No deadline for colleges to enlist

The Army will award a contract in mid-December for the Army University Access

Online initiative, but it will never be too late for educational institutions

to enlist, according to Army Secretary Louis Caldera.

Army Education Online is a $600 million distance-learning effort to

enable soldiers to earn college degrees and technical certifications regardless

of where they are stationed. Soldiers will use an Internet portal to access

numerous colleges, universities and companies offering technical certificates.

One contractor or contracting team will act as the portal integrator,

offering access to multiple accredited distance-learning providers. Firms

that have shown an interest include IBM Corp., NCS Pearson Inc., Arthur

Andersen, Computer Sciences Corp., PricewaterhouseCoopers, and Science Applications

International Corp.

Companies submitted bids in October, but it will never be too late for

colleges and universities to sign on, Caldera said.

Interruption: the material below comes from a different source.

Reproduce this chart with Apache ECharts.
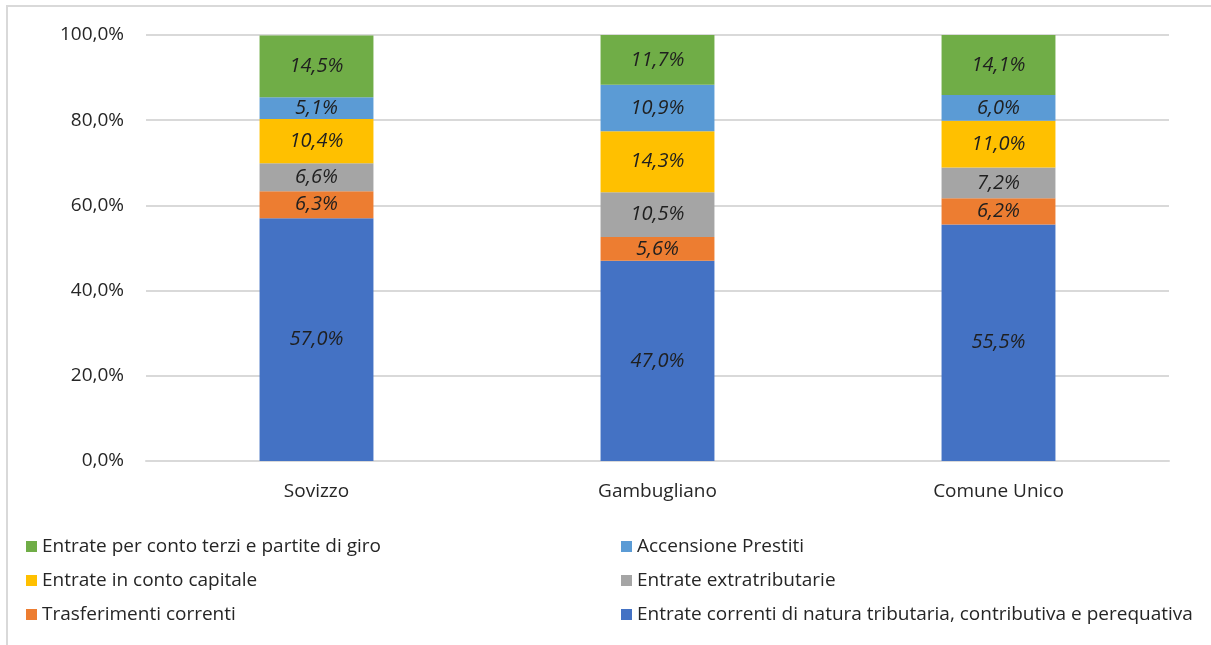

"We may have one or more companies that are the integrators. But in

terms of educational providers, we want many, including some who may not

decide to sign up for years down the line," Caldera said. "We didn't want

this to be a traditional procurement, where we pick one vendor and soldiers

would have one choice of educational institution. They don't have to all

be signed up at once. Personally, I would like to see scores, if not hundreds

of schools, attempt to appeal to our soldiers."

The ambitious effort will begin modestly in January, with classes offered

at three Army sites - forts Bragg, Benning and Hood - that offer the necessary

infrastructure and personnel for a promising start.

"Some of the biggest challenges will come when we start looking at the

connectivity in our foreign and deployed locations," Caldera said.

Army officials and educators say the Army initiative could have the

same impact on American education as the GI Bill of Rights, a major factor

resulting in an educated American workforce. But Caldera is more reserved

than some in assessing the impact of the effort.

"The potential for advances in distance education were certainly there

long before this program was thought of, and would be there regardless whether

this program existed or not, so at most I would give us credit for hastening

the day when very high quality programs are available," Caldera said.